Итак, в ходе практического общения, взаимодействия в совместной деятельности, у людей выработались разные физиологические механизмы для восприятия разных сторон речевого звука. Фонология и просодия — разные стороны одного и того же; мы долго учились их различать — и смешивать одно с другим не рекомендуется. Но развитие языка на этом не останавливается! Как и с любыми другими физиологическими механизмами, культурная составляющая начинает со временем перевешивать, и мы перестаем различать звуки и звучания в контексте общения, предполагаемого ситуацией. Как бы ни говорил собеседник, у нас есть взаимопонимание насчет того, что может быть сказано, и что следует услышать. Ни жуткий иностранный акцент, ни огромное количество китайских омофонов, — не помешают разделять смыслы, разговаривать и понимать друг друга. Кроме особых, лабораторных условий — когда нет опоры на совместное действо и его материальные аксессуары. Когда мы ошибаемся с тоном в китайском языке — китайцы воспринимают это именно как ошибку, и снисходительно прощают нам нашу неопытность, разве что сделав иногда полезное замечание. В Европе и в Америке посетители китайских заведений произносят названия блюд кто во что горазд — однако хозяева прекрасно понимают, чем именно граждане собираются почифанить. Только дикари не умеют слышать собеседника, а не одни лишь звуки его голоса. Однажды в Париже попросил в забегаловке пиццу — и произнес это слово именно как [пицца], на итальянский манер (pizza). Напыщенная восточного вида дамочка за прилавком меня высокомерно поправила: надо говорить [piza], с ударением на последний слог! Без проблем: пусть сама кушает свою пизу, а мы будем есть пиццу в другом месте, где нас сколько-нибудь уважают...

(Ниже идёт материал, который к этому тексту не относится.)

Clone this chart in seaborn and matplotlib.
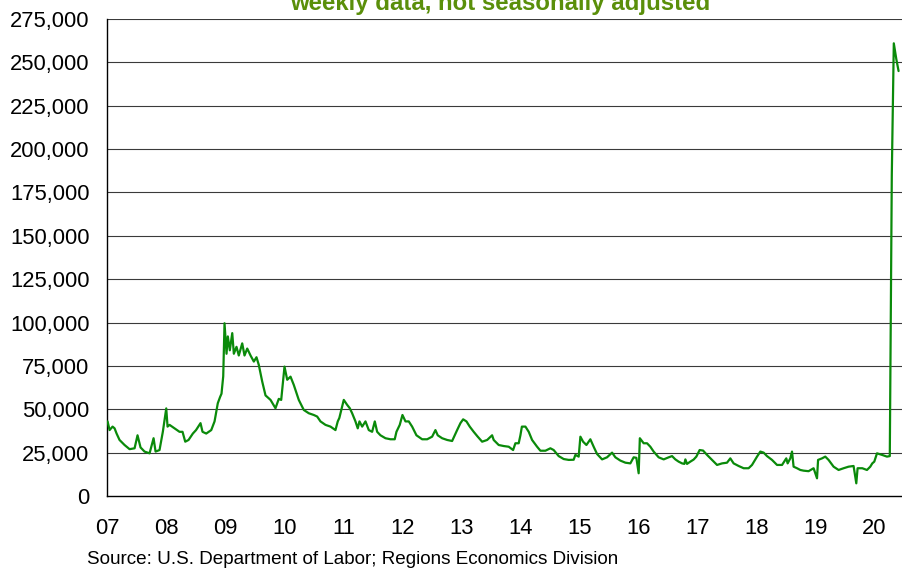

Следующий уровень языкового развития по видимости возвращает нас к фонологии и просодии: в искусстве звучание живой речи используется в самых разных целях, и в том числе для создания новых смыслов. Однако поэтическая речь использует исторически сложившуюся пластику весьма своеобразно, в рамках индивидуальной системы выразительных средств; никто другой так не говорит, нормативность — смерть искусства. И тем не менее, мы неплохо понимаем стихи, и можем оценить тонкую звукопись или намеренную небрежность. Как такое возможно? Да потому что опирается творчески переработанная фонология и просодия на осознание реальной языковой общности: не бывает индивидуальных отклонений там, где не от чего отклоняться.

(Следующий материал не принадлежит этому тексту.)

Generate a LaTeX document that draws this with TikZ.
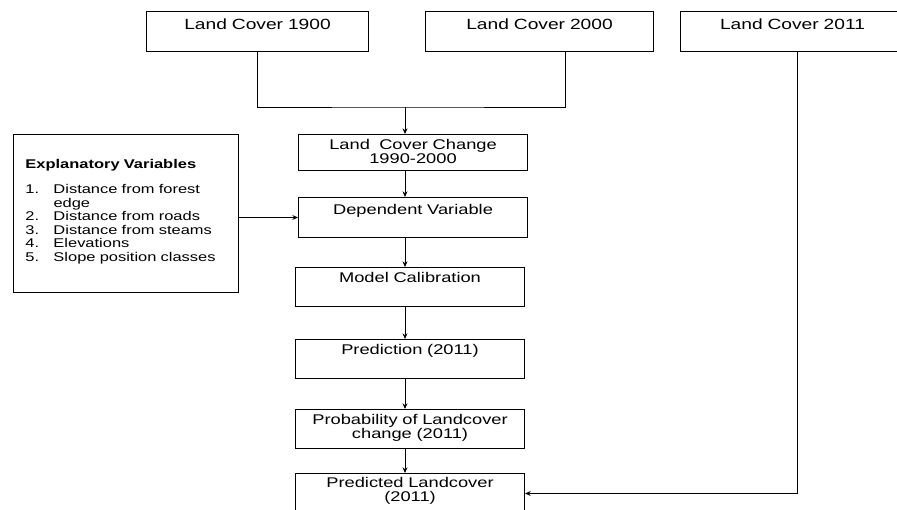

Письменность — важнейший механизм культурного закрепления речевых систем. Разумеется, письменная речь возникает отнюдь не для того, у нее своя культурная ниша. Однако возможность представить звук без звука — решительно раздвигает границы собственно речевых возможностей. Точно так же, как приведение недоступных восприятию волн к оптическому и акустическому диапазону человеческой органики. Переводя нечто в другую материальную форму, мы как бы отталкиваем это от себя, чтобы посмотреть со стороны и решить, что делать дальше. Потом можно вернутся к прежнему — но на совершенно ином уровне, и для других дел. Та же поэзия — уходит от звука в графику, но визуальное восприятие отзывается новыми, узорными созвучиями. Точно так же, как в музыке развитие нотной записи способствовало становлению гармонических представлений, ранее скрытых за традицией голосоведения.

Дискретность просодий и фонологических систем в этом контексте напрямую увязывается со строением деятельности. Точно так же, можно было бы говорить о дискретности жестов, лицевой мимики, выражения глаз — и даже формы прически! Можно уверенно утверждать, что и здесь есть своя иерархия культурных форм, и прирастает она всевозможными способами контекстной интерпретации, включая нормативную документацию и вузовские учебники. Вульгарная трафаретность уходит — остается взаимное уважение и творчество.

На этом разрешите откланяться. Если кому-то покажется, что ответа все еще нет, и различие фонем и тонов остается загадкой, — вспомним, что и вопроса-то никто еще как следует не задавал. Мы только пытаемся к нему подступиться. И для этого вместе порассуждали — самую малость. А выводы каждый делает свои.